Pure and simple, the 29-year-old is kicking ass. Greg Jackson credits his four-fight winning streak on simply figuring out his style.
“Sometimes, with MMA fighters, it takes a little longer because you don’t have that long amateur career to figure stuff out,” says Jackson. “I think he just figured it out, he turned the corner, we’re all on the same sheet of music, and so he’s doing great things now.”
The irony is, the better he gets, the more he realizes how much more he can learn. It’s circular logic. The greatest wisdom comes in knowing what you don’t know. In Cub’s case, he discovers two holes in his game every time he closes one up. The holes he discovers are smaller than the holes he just filled, but being 100 percent satisfied in his abilities as a fighter is a self-destructive act. There is no end game, just continued improvement.
After leading the life he did, it’s hard to be intimidated by a 5’7” German. Albeit, that German is Denis Siver, and he’s trying to kick Swanson’s head into the seventh row of their pay-per-view opening fight at UFC 162. He’s seen it all. He’s seen friends get shot, and he’s taken a policeman’s nightstick to the dome. It all helped construct the man he is today.
“I know that nobody else has gone through what I had to go through,” says Swanson. “I can be beat down, but I will never be broken. I know that I can be a smarter fighter. I don’t have to be the toughest. Using my toughness, my athletic ability, and my intelligence is going to make a me better fighter.”
He knows the discipline of a strict religious household bound by moral code. He learned toughness, street savvy, and consequences soon after. That gives him the context most people will never have. Fighting is a balancing act for a fighter. He must manage his life like a professional—getting to practice, making weight, and preparing for battle. But he must also tap into his fight or flight, and shut off the more logical part of his brain that says, Don’t go get in that cage. You could get hurt.

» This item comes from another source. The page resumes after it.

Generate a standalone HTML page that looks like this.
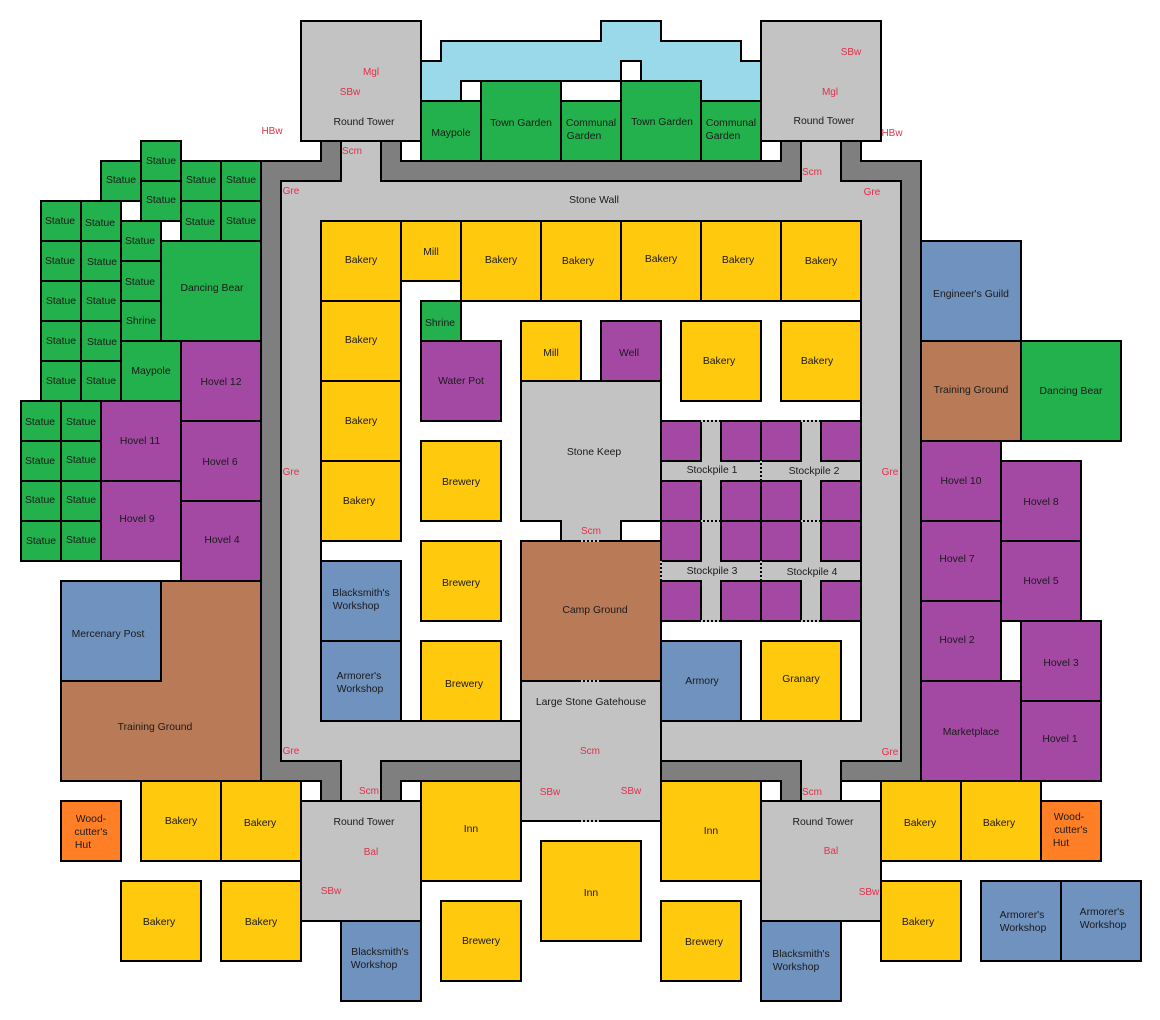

That’s a lesson you don’t learn in books or in any classroom. It equipped him to become a fighter in the truest sense of the word. He can juggle the extremes of fighting in a cage. In the cage, he is in both a fight and chess match—trying to work through both circumstances in perfect harmony. That’s a lesson that took the stubborn-headed Cub Swanson 29 years to understand. But it’s a lesson that some people never learn.